BLACKPINK’s Number One on the Billboard 200 is a Major Milestone
Their album BORN PINK by the numbers.
BLACKPINK’s second studio album, BORN PINK, came out on Friday, September 16. Per Billboard chart procedure, the seven-day span from the 16th through the 22nd is reflected on the chart dated for the week of October 1. Let’s take a look at how the album has performed so far, focusing on the chart in the week following its release.
BORN PINK entered the Billboard 200 at number one on October 1. This is BLACKPINK’s first number one on the chart; in 2020, their debut album, The Album, peaked at number two. BORN PINK is the third K-pop album, along with BTS’s Proof and Stray Kids’ Oddinary, to top the list this year. It’s also the first album by a group composed entirely of women to hit number one since Welcome to the Dollhouse by Danity Kane did so in 2008, and the first time it’s happened in the era of streaming music.
BORN PINK sold 102,000 album equivalent units in the first week; for the purposes of the Billboard 200, one full album, 10 individually purchased tracks, 1,250 paid streams and 3,750 free streams all amount to one album equivalent unit each. Looking closer, sales of the album were made up of 76,000 actual albums, 37.49 million streams (equating to 25,000 units) and a small handful of individual track sales. Now let’s compare that to other K-pop albums that have done well on the same chart—not to see who did best, but to see how BLACKPINK stacks up.
In the same week, the number two album, Bad Bunny’s Un Verano Sin Ti, sold 93,000 copies. Since first entering the chart on May 21, the album has never dipped below this ranking, and has spent 11 of those weeks at number one. The album has consistently sold 100,000 copies every week thanks to strong streaming figures. Put another way, Un Verano Sin Ti has become a benchmark for the strategies it has used to chart on the Billboard 200 for the past few months. For BORN PINK, that means it had to get 25,000 album equivalent units from streaming on top of the 76,000 real albums it sold if it was going to hit number one. Nearly 40 million streams of eight songs is a feat worthy of the title. Un Verano Sin Ti has 23 tracks, which together racked up a total of 130 million streams that week.

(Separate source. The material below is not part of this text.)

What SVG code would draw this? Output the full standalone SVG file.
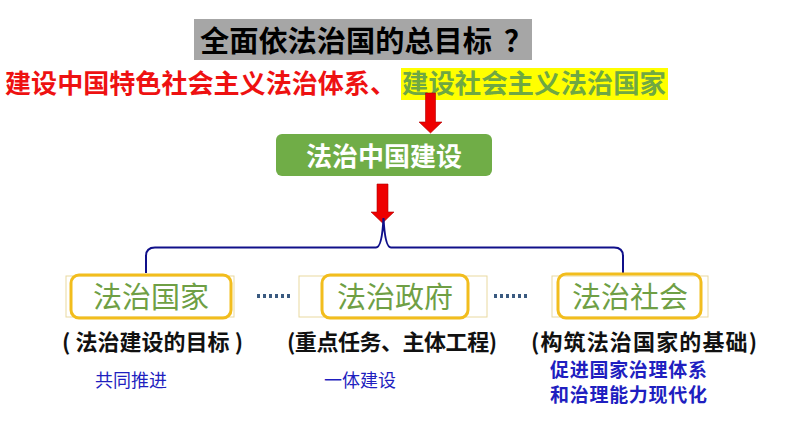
<svg xmlns="http://www.w3.org/2000/svg" width="794" height="447" viewBox="0 0 794 447">
<style>
.cjk{font-family:"Noto Sans CJK SC","Noto Sans",sans-serif}
.b{font-weight:bold}
.node{fill:none;stroke:#f2bd1d;stroke-width:3}
.frame{fill:none;stroke:#e9d9a0;stroke-width:1}
.nt{font-size:29px;fill:#6f9f45;text-anchor:middle}
.lab{font-size:22px;fill:#111;font-weight:bold}
.blue{fill:#1f1fc0}
.dots{stroke:#3a5a80;stroke-width:4;stroke-dasharray:3 3}
.arrow{fill:#ee0000;stroke:#b00000;stroke-width:0.6}
</style>
<rect x="0" y="0" width="794" height="447" fill="#fff"/>
<g id="title">
<rect x="194" y="19" width="338" height="41" fill="#a6a6a6"/>
<text class="cjk b" x="200" y="52" font-size="29" fill="#000"><tspan textLength="292" lengthAdjust="spacingAndGlyphs">全面依法治国的总目标</tspan><tspan x="504">？</tspan></text>
</g>
<g id="goal">
<text class="cjk b" x="5" y="93" font-size="26" fill="#ee1111" textLength="391" lengthAdjust="spacingAndGlyphs">建设中国特色社会主义法治体系、</text>
<rect x="401" y="68" width="267" height="32" fill="#ffff00"/>
<text class="cjk b" x="402" y="93" font-size="26" fill="#6fa843" textLength="264" lengthAdjust="spacingAndGlyphs">建设社会主义法治国家</text>
</g>
<g id="center">
<rect x="276" y="134" width="216" height="42" rx="6" fill="#70ad47"/>
<text class="cjk b" x="384" y="166" font-size="26" fill="#fff" text-anchor="middle">法治中国建设</text>
</g>
<g id="connectors">
<polygon class="arrow" points="425.5,93 435.5,93 435.5,122 442,122 430.5,133 419,122 425.5,122"/>
<polygon class="arrow" points="377,184 388,184 388,212 394,212 382.5,223 371,212 377,212"/>
<path d="M146,273 V256 Q146,247.5 155,247.5 H376 Q382,247.5 383.5,218 Q385,247.5 391,247.5 H614 Q623,247.5 623,256 V273" fill="none" stroke="#10108a" stroke-width="2"/>
<line class="dots" x1="257" y1="296" x2="293" y2="296"/>
<line class="dots" x1="494" y1="296" x2="530" y2="296"/>
</g>
<g id="n1">
<rect class="frame" x="66" y="276" width="168" height="41"/>
<rect class="node" x="71" y="275" width="160" height="43" rx="8"/>
<text class="cjk nt" x="151" y="308">法治国家</text>
<text class="cjk lab" x="62" y="350" textLength="181">( 法治建设的目标 )</text>
<text class="cjk blue" x="95" y="387" font-size="18">共同推进</text>
</g>
<g id="n2">
<rect class="frame" x="299" y="276" width="188" height="41"/>
<rect class="node" x="322" y="275" width="146" height="43" rx="8"/>
<text class="cjk nt" x="395" y="308">法治政府</text>
<text class="cjk lab" x="287" y="350" textLength="210">(重点任务、主体工程)</text>
<text class="cjk blue" x="324" y="387" font-size="18">一体建设</text>
</g>
<g id="n3">
<rect class="frame" x="552" y="276" width="156" height="41"/>
<rect class="node" x="558" y="274" width="143" height="44" rx="8"/>
<text class="cjk nt" x="630" y="308">法治社会</text>
<text class="cjk lab" x="531" y="350" textLength="226">(构筑法治国家的基础)</text>
<text class="cjk b blue" x="550" y="377" font-size="19" textLength="157">促进国家治理体系</text>
<text class="cjk b blue" x="550" y="402" font-size="19" textLength="157">和治理能力现代化</text>
</g>
</svg>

Let’s look at some examples from other groups. When Oddinary sat at number one, Lil Dirk’s 7220 was just below it with 81,000 copies sold. Here, streaming had little effect on the rankings, as is usually the case. By contrast, when TWICE’s Between 1&2 was at number three, it sat behind DJ Khalid’s God Did and Un Verano Sin Ti, which ranked number one and two with 108,000 copies and 106,000 copies sold, respectively. In this case, a bump from some streaming would have gone a long way to bring them up to second or even first place.
BORN PINK’s success, of course, is thanks to the 76,000 actual albums it sold. That’s seventh among any album sold so far this year. As with most K-pop releases, the album comes in different versions with unique cover art, limited-edition packages and randomized goodies inside. The standard edition was sold at a discount and digital copies were at some point during the week as well. Digital versions of the album with differing cover art were released as well. Altogether, they used several different strategies to promote the album, and it clearly had an influence. There’s no need to doubt this idea of using a sales strategy—all the top artists use them, but even then, it doesn’t guarantee success.
Most number-one albums find their success by leaning heavily into either album sales or streaming, but BLACKPINK reached the top of the Billboard 200 through a combination of both. Such success has its roots in the K-pop world, but that alone isn’t enough to explain things. The “Pink Venom” and “Shut Down” music videos quickly exceeded 300 million and 100 million views, respectively, and they have the most YouTube subscribers of any musical artist in the world. This naturally leads streaming services to recognize the group’s importance when making their playlists. Each of the members of the group has more followers than any other individual celebrities in Korea, too, and the fact that each of them is either an ambassador, muse or model for a global brand drives home the status they enjoy. When they say, “it’s not a comeback since we’ve never left,” that’s just a fact.
It might, therefore, be more useful to look at BLACKPINK outside the lens of K-pop. There’s a market for music put out by Internet personalities like Bella Poarch and Lil Huddy, for example. BLACKPINK has long been a pioneer in this still newly rising sphere, boasting incomparable status and exception sales power. It’s not easy for anyone in this market to reach the top of the Billboard 200 and the Artist 100 and have their song debut in the top 30 of the Hot 100. BLACKPINK has made a name for themselves in the US in a way that defies traditional the K-pop formula and separates it from other K-pop groups. Language barriers have to be overcome to be influential, and it’s not surprising to hear so much English on their album. But more importantly, their success derives from the combination of style, influence and music they have and put out into the world. This is a unique group, and it’s hard to find any parallel.